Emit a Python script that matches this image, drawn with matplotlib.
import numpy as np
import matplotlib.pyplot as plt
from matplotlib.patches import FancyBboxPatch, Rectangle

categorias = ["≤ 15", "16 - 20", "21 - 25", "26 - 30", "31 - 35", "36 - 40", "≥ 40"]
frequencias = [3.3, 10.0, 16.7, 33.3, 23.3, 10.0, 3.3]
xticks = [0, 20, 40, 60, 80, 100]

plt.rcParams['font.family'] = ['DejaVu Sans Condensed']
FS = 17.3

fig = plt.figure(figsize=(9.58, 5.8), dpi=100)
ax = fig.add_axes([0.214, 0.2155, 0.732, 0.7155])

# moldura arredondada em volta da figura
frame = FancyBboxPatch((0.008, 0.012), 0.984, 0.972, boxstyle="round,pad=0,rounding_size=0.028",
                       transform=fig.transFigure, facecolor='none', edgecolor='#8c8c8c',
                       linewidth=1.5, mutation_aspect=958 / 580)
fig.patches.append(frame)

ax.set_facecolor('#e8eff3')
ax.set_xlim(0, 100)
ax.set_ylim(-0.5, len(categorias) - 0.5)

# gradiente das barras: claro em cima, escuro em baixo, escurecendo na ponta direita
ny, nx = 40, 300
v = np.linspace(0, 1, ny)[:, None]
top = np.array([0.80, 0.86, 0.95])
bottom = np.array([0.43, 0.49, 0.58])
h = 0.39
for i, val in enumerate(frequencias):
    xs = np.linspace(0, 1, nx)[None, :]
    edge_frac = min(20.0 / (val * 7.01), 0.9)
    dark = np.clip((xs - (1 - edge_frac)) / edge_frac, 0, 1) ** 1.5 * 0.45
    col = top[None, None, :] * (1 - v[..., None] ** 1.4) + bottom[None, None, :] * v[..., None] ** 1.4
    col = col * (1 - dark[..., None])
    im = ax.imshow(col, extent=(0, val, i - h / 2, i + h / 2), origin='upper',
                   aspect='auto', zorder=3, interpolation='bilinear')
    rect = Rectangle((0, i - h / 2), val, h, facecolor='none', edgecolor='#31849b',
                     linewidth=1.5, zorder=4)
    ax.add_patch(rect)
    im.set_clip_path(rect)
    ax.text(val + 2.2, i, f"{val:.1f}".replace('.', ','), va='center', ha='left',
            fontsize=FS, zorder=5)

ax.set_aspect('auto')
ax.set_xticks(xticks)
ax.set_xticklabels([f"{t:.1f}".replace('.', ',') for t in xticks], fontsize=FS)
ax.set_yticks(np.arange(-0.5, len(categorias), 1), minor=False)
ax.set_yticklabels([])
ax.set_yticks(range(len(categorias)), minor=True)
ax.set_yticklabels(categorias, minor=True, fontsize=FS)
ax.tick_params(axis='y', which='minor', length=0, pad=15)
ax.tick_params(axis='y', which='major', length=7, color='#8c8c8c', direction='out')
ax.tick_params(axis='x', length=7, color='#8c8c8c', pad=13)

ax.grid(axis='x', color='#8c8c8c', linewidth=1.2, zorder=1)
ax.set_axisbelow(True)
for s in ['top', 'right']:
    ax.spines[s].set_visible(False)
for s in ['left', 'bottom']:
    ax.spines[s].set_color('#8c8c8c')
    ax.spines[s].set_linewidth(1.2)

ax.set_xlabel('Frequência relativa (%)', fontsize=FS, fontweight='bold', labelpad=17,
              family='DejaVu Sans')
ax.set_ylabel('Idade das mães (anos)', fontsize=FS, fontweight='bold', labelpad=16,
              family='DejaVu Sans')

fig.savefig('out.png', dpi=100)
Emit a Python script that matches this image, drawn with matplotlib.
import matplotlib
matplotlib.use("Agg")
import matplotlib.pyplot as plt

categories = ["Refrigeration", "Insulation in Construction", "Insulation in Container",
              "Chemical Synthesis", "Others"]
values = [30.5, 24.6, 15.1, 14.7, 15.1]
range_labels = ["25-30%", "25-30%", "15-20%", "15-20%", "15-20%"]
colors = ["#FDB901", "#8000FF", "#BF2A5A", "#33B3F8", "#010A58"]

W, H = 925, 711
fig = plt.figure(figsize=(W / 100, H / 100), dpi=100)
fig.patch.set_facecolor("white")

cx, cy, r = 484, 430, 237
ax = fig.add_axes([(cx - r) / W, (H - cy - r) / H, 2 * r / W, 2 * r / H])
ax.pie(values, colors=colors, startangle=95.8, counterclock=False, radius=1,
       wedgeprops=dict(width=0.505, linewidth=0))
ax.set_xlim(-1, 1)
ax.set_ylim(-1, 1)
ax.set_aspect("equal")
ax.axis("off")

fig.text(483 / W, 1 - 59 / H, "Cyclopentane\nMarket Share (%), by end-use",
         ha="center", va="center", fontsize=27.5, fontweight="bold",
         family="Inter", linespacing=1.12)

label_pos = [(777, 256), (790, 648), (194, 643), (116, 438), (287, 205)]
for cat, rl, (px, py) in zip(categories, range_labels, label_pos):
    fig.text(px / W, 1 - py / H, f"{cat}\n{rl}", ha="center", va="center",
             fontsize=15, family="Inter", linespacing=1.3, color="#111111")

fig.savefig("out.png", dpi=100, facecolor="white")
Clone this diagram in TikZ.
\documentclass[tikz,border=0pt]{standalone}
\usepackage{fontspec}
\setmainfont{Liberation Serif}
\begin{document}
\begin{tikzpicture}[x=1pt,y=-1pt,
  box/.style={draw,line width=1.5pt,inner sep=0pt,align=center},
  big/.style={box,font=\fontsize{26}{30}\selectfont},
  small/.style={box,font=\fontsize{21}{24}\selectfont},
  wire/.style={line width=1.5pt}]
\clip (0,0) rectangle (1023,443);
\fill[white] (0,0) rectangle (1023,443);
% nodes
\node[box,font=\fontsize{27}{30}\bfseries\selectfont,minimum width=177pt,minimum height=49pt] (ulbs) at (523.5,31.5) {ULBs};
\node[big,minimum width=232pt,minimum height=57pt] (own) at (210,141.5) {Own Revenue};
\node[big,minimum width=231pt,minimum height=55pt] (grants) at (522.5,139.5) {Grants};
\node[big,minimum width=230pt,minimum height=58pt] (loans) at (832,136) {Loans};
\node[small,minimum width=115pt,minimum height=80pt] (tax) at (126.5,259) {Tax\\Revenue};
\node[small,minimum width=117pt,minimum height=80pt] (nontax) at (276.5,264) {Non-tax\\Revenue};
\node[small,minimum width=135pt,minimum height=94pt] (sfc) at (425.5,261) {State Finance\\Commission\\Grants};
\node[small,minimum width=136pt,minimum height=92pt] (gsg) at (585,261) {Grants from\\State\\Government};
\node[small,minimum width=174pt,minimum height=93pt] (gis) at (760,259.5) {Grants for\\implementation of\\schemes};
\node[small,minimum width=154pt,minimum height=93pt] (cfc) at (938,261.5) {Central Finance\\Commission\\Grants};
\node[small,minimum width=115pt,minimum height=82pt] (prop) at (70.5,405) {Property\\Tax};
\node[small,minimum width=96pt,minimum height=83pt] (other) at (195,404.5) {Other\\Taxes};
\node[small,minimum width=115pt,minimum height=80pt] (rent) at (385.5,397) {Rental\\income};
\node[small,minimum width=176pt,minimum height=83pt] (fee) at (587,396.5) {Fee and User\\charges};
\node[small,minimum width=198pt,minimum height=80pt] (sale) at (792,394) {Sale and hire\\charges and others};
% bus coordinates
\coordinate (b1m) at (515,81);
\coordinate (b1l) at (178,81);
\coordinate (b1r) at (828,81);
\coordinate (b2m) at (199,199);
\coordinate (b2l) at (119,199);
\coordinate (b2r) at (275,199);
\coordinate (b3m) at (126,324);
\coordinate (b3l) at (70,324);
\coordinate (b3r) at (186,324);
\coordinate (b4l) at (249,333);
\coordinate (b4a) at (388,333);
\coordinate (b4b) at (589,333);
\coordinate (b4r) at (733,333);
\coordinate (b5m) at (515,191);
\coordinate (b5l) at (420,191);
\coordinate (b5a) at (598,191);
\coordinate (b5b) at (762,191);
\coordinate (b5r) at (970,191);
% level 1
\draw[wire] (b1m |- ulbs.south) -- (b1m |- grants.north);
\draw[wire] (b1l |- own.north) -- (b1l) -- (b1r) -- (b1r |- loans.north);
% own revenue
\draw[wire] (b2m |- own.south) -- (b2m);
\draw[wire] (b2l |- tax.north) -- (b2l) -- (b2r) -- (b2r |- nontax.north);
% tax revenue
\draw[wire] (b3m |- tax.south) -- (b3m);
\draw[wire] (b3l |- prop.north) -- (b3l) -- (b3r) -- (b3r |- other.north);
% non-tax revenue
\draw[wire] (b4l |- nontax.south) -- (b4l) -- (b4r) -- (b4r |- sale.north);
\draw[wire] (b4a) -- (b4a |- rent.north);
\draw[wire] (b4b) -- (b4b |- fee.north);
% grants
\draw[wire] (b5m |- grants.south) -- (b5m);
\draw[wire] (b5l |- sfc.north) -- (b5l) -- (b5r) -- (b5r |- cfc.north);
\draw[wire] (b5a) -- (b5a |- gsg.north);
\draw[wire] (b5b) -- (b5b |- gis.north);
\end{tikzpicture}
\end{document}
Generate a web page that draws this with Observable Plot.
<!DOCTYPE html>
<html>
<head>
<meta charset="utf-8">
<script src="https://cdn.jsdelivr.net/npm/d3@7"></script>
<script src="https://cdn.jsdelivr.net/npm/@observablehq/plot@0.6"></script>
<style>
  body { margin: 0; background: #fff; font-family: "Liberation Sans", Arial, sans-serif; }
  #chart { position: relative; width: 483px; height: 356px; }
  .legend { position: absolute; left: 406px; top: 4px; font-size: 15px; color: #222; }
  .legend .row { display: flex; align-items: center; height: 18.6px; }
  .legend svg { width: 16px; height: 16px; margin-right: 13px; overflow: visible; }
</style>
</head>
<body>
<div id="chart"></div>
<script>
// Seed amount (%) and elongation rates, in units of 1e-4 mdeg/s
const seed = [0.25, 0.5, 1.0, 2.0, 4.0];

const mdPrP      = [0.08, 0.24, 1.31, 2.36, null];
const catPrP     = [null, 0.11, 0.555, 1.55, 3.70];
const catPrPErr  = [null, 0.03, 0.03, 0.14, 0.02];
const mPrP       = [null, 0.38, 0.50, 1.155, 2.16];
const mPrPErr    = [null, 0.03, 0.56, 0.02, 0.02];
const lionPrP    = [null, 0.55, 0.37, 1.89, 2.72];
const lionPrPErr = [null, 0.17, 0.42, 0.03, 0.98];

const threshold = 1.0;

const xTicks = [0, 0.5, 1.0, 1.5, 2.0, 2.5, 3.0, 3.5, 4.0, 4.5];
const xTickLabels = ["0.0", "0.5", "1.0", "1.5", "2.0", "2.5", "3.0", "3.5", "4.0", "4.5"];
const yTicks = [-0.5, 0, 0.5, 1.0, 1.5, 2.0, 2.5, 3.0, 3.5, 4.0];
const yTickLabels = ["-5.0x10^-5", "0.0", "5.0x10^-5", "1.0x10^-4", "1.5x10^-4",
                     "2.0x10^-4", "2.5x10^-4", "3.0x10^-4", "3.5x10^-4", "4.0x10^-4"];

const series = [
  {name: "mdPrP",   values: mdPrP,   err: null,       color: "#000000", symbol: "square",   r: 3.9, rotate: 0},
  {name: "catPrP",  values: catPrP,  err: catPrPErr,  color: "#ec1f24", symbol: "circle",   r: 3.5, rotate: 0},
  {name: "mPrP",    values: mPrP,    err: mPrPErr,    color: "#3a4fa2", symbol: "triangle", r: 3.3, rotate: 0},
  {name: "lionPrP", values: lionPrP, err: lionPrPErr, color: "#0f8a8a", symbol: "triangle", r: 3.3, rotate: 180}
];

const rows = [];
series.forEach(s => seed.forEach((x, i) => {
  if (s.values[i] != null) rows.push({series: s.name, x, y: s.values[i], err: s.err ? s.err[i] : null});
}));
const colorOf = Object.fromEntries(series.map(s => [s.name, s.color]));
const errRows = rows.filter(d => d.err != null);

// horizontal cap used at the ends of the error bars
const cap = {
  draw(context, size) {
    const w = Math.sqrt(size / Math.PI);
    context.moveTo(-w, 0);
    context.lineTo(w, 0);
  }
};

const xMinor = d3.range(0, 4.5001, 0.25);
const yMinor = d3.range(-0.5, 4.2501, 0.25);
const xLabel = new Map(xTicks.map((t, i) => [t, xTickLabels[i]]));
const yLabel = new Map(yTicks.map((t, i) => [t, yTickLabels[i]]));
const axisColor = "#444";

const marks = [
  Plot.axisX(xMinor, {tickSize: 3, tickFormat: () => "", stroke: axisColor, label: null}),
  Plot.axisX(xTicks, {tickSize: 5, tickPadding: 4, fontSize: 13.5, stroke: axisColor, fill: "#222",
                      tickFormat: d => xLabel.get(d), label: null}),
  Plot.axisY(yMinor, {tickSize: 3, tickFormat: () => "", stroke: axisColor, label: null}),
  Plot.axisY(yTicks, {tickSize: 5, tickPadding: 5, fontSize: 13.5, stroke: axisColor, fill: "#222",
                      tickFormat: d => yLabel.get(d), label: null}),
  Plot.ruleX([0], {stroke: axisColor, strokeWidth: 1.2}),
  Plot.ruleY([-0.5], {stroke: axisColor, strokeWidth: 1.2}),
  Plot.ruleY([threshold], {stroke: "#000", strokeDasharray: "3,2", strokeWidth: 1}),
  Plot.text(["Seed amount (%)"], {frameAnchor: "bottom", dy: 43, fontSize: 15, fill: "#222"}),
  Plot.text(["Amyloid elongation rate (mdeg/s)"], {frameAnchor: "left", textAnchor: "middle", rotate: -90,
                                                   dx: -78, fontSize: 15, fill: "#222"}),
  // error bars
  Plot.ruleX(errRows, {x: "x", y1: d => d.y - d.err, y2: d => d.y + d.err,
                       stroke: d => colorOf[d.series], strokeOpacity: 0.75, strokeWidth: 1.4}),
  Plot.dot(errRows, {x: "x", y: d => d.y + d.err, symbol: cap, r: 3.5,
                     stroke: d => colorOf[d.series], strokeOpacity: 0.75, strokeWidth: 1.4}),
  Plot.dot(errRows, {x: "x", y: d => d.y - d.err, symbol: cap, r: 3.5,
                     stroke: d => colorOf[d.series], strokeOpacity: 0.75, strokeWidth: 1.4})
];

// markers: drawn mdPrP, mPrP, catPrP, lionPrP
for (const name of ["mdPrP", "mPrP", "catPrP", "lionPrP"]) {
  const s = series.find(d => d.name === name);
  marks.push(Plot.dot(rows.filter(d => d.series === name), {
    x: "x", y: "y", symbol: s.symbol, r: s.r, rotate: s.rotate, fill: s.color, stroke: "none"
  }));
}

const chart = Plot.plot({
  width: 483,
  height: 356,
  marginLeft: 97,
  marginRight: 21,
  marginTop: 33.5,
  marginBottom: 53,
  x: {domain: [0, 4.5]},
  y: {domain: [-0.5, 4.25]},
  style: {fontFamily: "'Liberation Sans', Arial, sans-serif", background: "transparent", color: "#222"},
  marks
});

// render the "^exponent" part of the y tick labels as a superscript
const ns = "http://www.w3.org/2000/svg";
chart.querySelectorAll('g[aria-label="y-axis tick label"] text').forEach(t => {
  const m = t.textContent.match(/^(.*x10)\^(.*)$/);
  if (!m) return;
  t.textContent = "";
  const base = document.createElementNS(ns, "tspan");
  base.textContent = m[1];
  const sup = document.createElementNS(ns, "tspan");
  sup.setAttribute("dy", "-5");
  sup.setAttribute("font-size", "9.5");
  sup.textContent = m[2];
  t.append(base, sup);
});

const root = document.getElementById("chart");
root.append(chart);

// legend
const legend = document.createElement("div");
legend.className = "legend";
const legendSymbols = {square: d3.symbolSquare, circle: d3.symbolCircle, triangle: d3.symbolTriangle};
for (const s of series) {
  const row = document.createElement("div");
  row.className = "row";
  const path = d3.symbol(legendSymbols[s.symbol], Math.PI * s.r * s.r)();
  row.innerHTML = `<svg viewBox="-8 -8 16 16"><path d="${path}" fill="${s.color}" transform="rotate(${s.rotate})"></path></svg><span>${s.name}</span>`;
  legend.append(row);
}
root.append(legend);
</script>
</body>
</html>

# Required work:
Repeat, exactly as they stand above, the lines from the line with "Generate a web" to the line with "const threshold = 1.0;", both lines included.

# Exercise result:
Generate a web page that draws this with Observable Plot.
<!DOCTYPE html>
<html>
<head>
<meta charset="utf-8">
<script src="https://cdn.jsdelivr.net/npm/d3@7"></script>
<script src="https://cdn.jsdelivr.net/npm/@observablehq/plot@0.6"></script>
<style>
  body { margin: 0; background: #fff; font-family: "Liberation Sans", Arial, sans-serif; }
  #chart { position: relative; width: 483px; height: 356px; }
  .legend { position: absolute; left: 406px; top: 4px; font-size: 15px; color: #222; }
  .legend .row { display: flex; align-items: center; height: 18.6px; }
  .legend svg { width: 16px; height: 16px; margin-right: 13px; overflow: visible; }
</style>
</head>
<body>
<div id="chart"></div>
<script>
// Seed amount (%) and elongation rates, in units of 1e-4 mdeg/s
const seed = [0.25, 0.5, 1.0, 2.0, 4.0];

const mdPrP      = [0.08, 0.24, 1.31, 2.36, null];
const catPrP     = [null, 0.11, 0.555, 1.55, 3.70];
const catPrPErr  = [null, 0.03, 0.03, 0.14, 0.02];
const mPrP       = [null, 0.38, 0.50, 1.155, 2.16];
const mPrPErr    = [null, 0.03, 0.56, 0.02, 0.02];
const lionPrP    = [null, 0.55, 0.37, 1.89, 2.72];
const lionPrPErr = [null, 0.17, 0.42, 0.03, 0.98];

const threshold = 1.0;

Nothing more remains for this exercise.